The first Madeline book was published in 1939, with several subsequent books following it in the years afterwards. It's a series that has touched generations — mine was one of them — and the New Yorker cartoon definitely pulls on those nostalgic heartstrings. Madeline introduced many non-Parisians worldwide to Paris before we ever visited in person, and recalling the setting of the book makes anyone viewing this cartoon who loved Madeline as a child recognize a personal connection to Paris, at least as Bemelmans portrayed it.

The only problem with the cartoon is that it inadvertently gestures to an observation many have made amid the huge media coverage of the Paris attacks and outpouring of love from the most famous people in the world: there has been much more mourning for the violence visited on a city so important to the Western imagination than for bombings elsewhere that occurred within 24 hours of the attack on Paris. My Facebook feed has been full of people imploring others to remember that not only did Paris suffer on November 13th, but so did Beirut, and so did Baghdad.

Many are asking whether we only care about tragedies in Western countries, and Schwartz's depiction of twelve white girls doesn't help — especially considering that France has a substantial non-white population. France doesn't keep racial statistics of any kind, but the website of the Paris mayor's office reports that nearly 15 percent of the Parisian population is foreign, and those foreigners are often North African and Turkish.
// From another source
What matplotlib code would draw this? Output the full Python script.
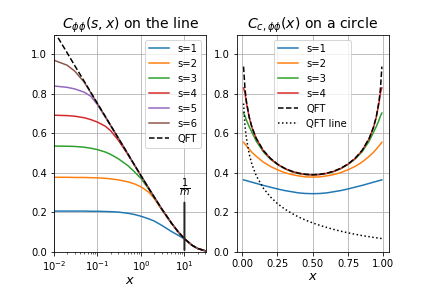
import matplotlib
matplotlib.use('Agg')
import matplotlib.pyplot as plt

# mass of the field, the 1/m marker sits at x = 1/m
m = 0.1

# ---- line: C_phiphi(s, x) ----
x_line = [0.01, 0.02, 0.03, 0.05, 0.07, 0.1, 0.15, 0.2, 0.3, 0.5, 0.7,
          1, 1.5, 2, 3, 5, 7, 10, 15, 20, 31.6]
qft_line = [1.118, 1.008, 0.943, 0.862, 0.808, 0.751, 0.687, 0.641, 0.577, 0.496, 0.442,
            0.386, 0.323, 0.279, 0.218, 0.147, 0.105, 0.067, 0.034, 0.018, 0.0046]
s_line = {
    1: [0.207, 0.207, 0.207, 0.207, 0.206, 0.206, 0.205, 0.204, 0.202, 0.196, 0.190,
        0.181, 0.168, 0.157, 0.135, 0.104, 0.086, 0.066, 0.033, 0.0175, 0.0045],
    2: [0.378, 0.378, 0.377, 0.377, 0.376, 0.375, 0.373, 0.370, 0.365, 0.355, 0.345,
        0.330, 0.303, 0.272, 0.214, 0.146, 0.104, 0.066, 0.034, 0.018, 0.0046],
    3: [0.536, 0.535, 0.534, 0.530, 0.525, 0.518, 0.506, 0.494, 0.472, 0.437, 0.407,
        0.372, 0.319, 0.277, 0.218, 0.147, 0.105, 0.067, 0.034, 0.018, 0.0046],
    4: [0.692, 0.690, 0.687, 0.679, 0.670, 0.657, 0.637, 0.614, 0.566, 0.493, 0.441,
        0.386, 0.323, 0.279, 0.218, 0.147, 0.105, 0.067, 0.034, 0.018, 0.0046],
    5: [0.840, 0.833, 0.825, 0.808, 0.788, 0.745, 0.683, 0.639, 0.577, 0.496, 0.442,
        0.386, 0.323, 0.279, 0.218, 0.147, 0.105, 0.067, 0.034, 0.018, 0.0046],
    6: [0.970, 0.945, 0.915, 0.858, 0.806, 0.750, 0.687, 0.641, 0.577, 0.496, 0.442,
        0.386, 0.323, 0.279, 0.218, 0.147, 0.105, 0.067, 0.034, 0.018, 0.0046],
}

# ---- circle: C_c,phiphi(x) ----
x_circ = [0.01, 0.02, 0.03, 0.05, 0.07, 0.1, 0.15, 0.2, 0.25, 0.3, 0.35, 0.4, 0.45, 0.5,
          0.55, 0.6, 0.65, 0.7, 0.75, 0.8, 0.85, 0.9, 0.93, 0.95, 0.97, 0.98, 0.99]
qft_circ = [0.938, 0.828, 0.764, 0.683, 0.630, 0.575, 0.514, 0.474, 0.445, 0.424, 0.409, 0.399, 0.393, 0.391,
            0.393, 0.399, 0.409, 0.424, 0.445, 0.474, 0.514, 0.575, 0.630, 0.683, 0.764, 0.828, 0.938]
qft_line_circ = [0.751, 0.641, 0.577, 0.496, 0.442, 0.386, 0.323, 0.279, 0.245, 0.218, 0.196, 0.177, 0.161, 0.147,
                 0.135, 0.124, 0.114, 0.105, 0.097, 0.090, 0.083, 0.0775, 0.074, 0.072, 0.070, 0.069, 0.068]
s_circ = {
    1: [0.365, 0.363, 0.361, 0.357, 0.353, 0.347, 0.337, 0.328, 0.319, 0.311, 0.305, 0.299, 0.296, 0.295,
        0.296, 0.299, 0.305, 0.311, 0.319, 0.328, 0.337, 0.347, 0.353, 0.357, 0.361, 0.363, 0.365],
    2: [0.555, 0.546, 0.537, 0.520, 0.504, 0.484, 0.455, 0.433, 0.416, 0.402, 0.392, 0.385, 0.380, 0.379,
        0.380, 0.385, 0.392, 0.402, 0.416, 0.433, 0.455, 0.484, 0.504, 0.520, 0.537, 0.546, 0.555],
    3: [0.703, 0.688, 0.668, 0.634, 0.605, 0.561, 0.507, 0.470, 0.443, 0.422, 0.407, 0.397, 0.392, 0.390,
        0.392, 0.397, 0.407, 0.422, 0.443, 0.470, 0.507, 0.561, 0.605, 0.634, 0.668, 0.688, 0.703],
    4: [0.830, 0.805, 0.756, 0.681, 0.629, 0.574, 0.513, 0.473, 0.444, 0.423, 0.408, 0.398, 0.392, 0.390,
        0.392, 0.398, 0.408, 0.423, 0.444, 0.473, 0.513, 0.574, 0.629, 0.681, 0.756, 0.805, 0.830],
}


def plot_line(ax):
    for s, vals in s_line.items():
        ax.plot(x_line, vals, label=f's={s}')
    ax.plot(x_line, qft_line, 'k--', label='QFT')
    ax.set_xscale('log')
    ax.set_xlim(1e-2, 10 ** 1.5)
    ax.set_ylim(0, 1.1)
    ax.annotate(r'$\frac{1}{m}$', xy=(1 / m, 0), xytext=(1 / m, 0.27),
                ha='center', va='bottom', fontsize=14,
                arrowprops=dict(arrowstyle='-', color='0.15', lw=2))
    ax.set_title(r'$C_{\phi\phi}(s,x)$ on the line', fontsize=14)
    ax.set_xlabel('$x$', fontsize=13, labelpad=1)
    ax.grid(True)
    ax.legend(loc='upper right')


def plot_circle(ax):
    for s, vals in s_circ.items():
        ax.plot(x_circ, vals, label=f's={s}')
    ax.plot(x_circ, qft_circ, 'k--', label='QFT')
    ax.plot(x_circ, qft_line_circ, 'k:', label='QFT line')
    ax.set_ylim(0, 1.1)
    ax.set_title(r'$C_{c,\phi\phi}(x)$ on a circle', fontsize=14)
    ax.set_xlabel('$x$', fontsize=13, labelpad=1)
    ax.grid(True)
    ax.legend(loc='upper center')


fig, (ax1, ax2) = plt.subplots(1, 2, figsize=(6, 4), dpi=72)
plot_line(ax1)
plot_circle(ax2)
plt.subplots_adjust(bottom=0.125)
plt.savefig('out.png')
Those concerns are important, and since the caption of the New Yorker cartoon is a present-tense riff on the original, it would have been nice to see Schwartz reimagine the twelve little girls as a more diverse group. Still, it was an effective, even stirring way of affirming that France's, and specifically Paris', luster won't be tarnished by Friday's attack. That's a welcome message in this moment, especially in the words of a story that has helped generations celebrate the city.